2508.20177v1
MEGA: Spectrophotometric SED Fitting of Little Red Dots Detected in JWST MIRI
First listed 2025-08-27 | Last updated 2025-09-02
Abstract
We analyze eight spectroscopically confirmed Little Red Dots (LRDs) at redshifts $z = 5.1-8.7$ with JWST/NIRCam, NIRSpec, and MIRI data. The LRDs have red NIRCam colors, F150W-F444W $>$ 1, but flat NIRCam-MIRI colors, $-0.5 < \mathrm{F444W - F770W} < 0.5$, suggesting weak warm/hot dust components. The LRDs have $-1.0 < {F1000W - F1500W} < 1.1$, suggestive of non-uniform rest near-IR properties within the sample. We model the spectral energy distributions (SEDs) of the LRDs using the CIGALE and Prospector codes to assess how the differing templates impact the interpretation for LRDs for cases of: (1) models with star-forming stellar populations only; (2) active galactic nuclei (AGN) dominated models; and (3) composite AGN and star-forming models. Using the Bayesian information criterion, we find that six of the eight LRDs favor AGN models compared to star-forming models, though no model reproduces all of the observed properties. Two LRDs with pronounced Balmer-breaks and broad H$α$ have SEDs that are reproduced with hot, dense-gas ($\log T/\mathrm{K}=5-5.7$, $\log n/\mathrm{cm^{-3}} = 9-11$) models with low dust attenuation ($A(V)\simeq 0.5$ mag). However, these models require an additional thermal component (800-1400 K) to account for the MIRI data, and fail to reproduce the rest-UV and narrow [OIII] emission. The total bolometric emission from the dense-gas models, and possibly CIGALE AGN models, appear consistent with literature constraints in the far-IR and radio, and require $\log L_{bol}/L_\odot<12$. These results suggest that our LRDs cannot be modeled entirely with standard templates, but instead require a novel treatment of gas conditions, AGN and star-formation.
Short digest
MEGA fits JWST/NIRCam+NIRSpec+MIRI SEDs for eight spectroscopically confirmed Little Red Dots at z=5.1–8.7 using CIGALE and Prospector across star-forming, AGN-dominated, and composite scenarios. By BIC, six of eight prefer AGN-dominated solutions, consistent with red F150W–F444W > 1 but flat F444W–F770W and −1.0 < F1000W–F1500W < 1.1 colors that imply weak hot dust. Two Balmer-break LRDs with broad Hα are matched by hot, dense-gas (log T=5–5.7; log n=9–11) plus an added 800–1400 K thermal component, with total Lbol/L_sun < 10^12 and consistency with far-IR/radio limits.
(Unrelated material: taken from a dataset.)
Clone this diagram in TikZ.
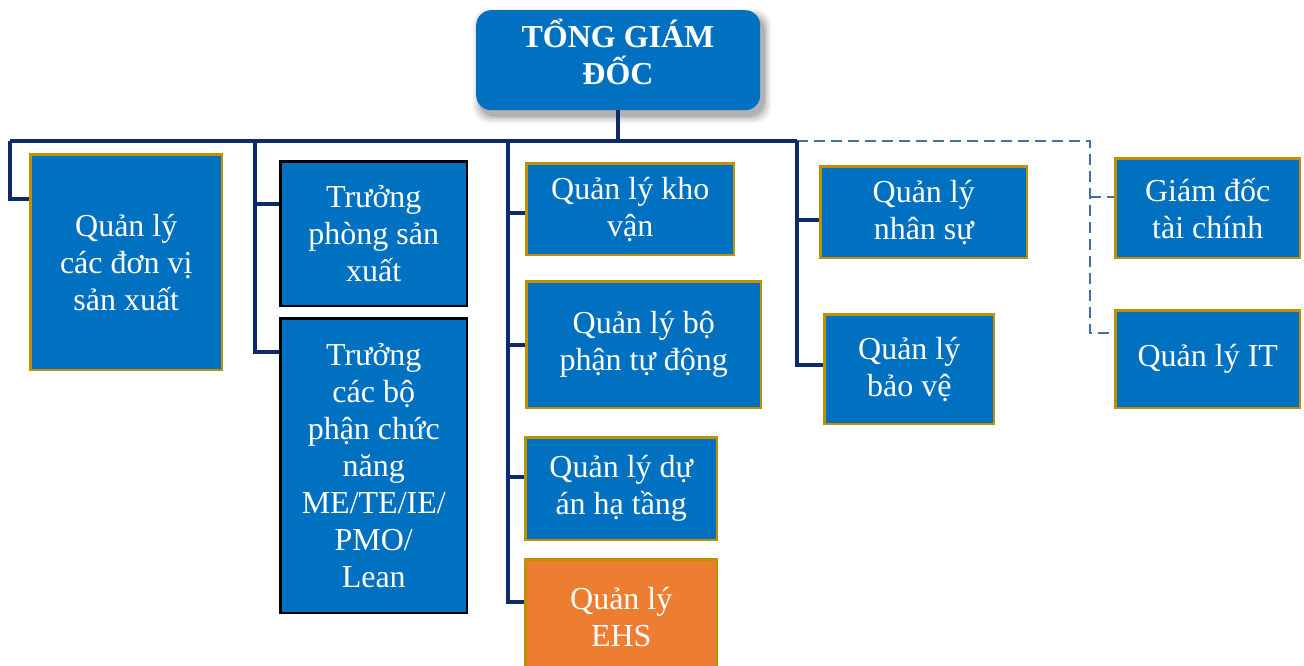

However, no single template reproduces all observables—the dense-gas fits miss the rest-UV and narrow [O III]—arguing for non-standard gas conditions and mixed AGN–star-formation.
Key figures to inspect
- Figure 1: Inspect NIRCam vs MIRI cutouts and the NIRSpec G395M spectrum of ID 10444 to verify point-like morphology, slit coverage, and the identification/width of Balmer and [O III] lines that motivate AGN-like emission.
- Figure 2: Read the F1000W–F1500W vs F444W–F770W and F150W–F444W color–color planes to see that LRDs cluster at flat NIRCam–MIRI colors (weak hot dust), and compare their loci against redshifted SWIRE tracks (Type 2 QSO/torus/SF) to gauge which templates are plausible.
- Figure 3: Compare star-forming–only fits (CIGALE vs Prospector) for representative LRDs; look for failures around the Balmer break and mid-IR (F770W–F1500W) where pure stellar models underpredict or mis-shape the SED.
- Figure 4: Examine AGN-dominated fits and the decomposition (disk vs torus) to see how flat mid-IR colors constrain the torus and where AGN models better match the SED than SF-only, yet still leave UV/[O III] mismatches.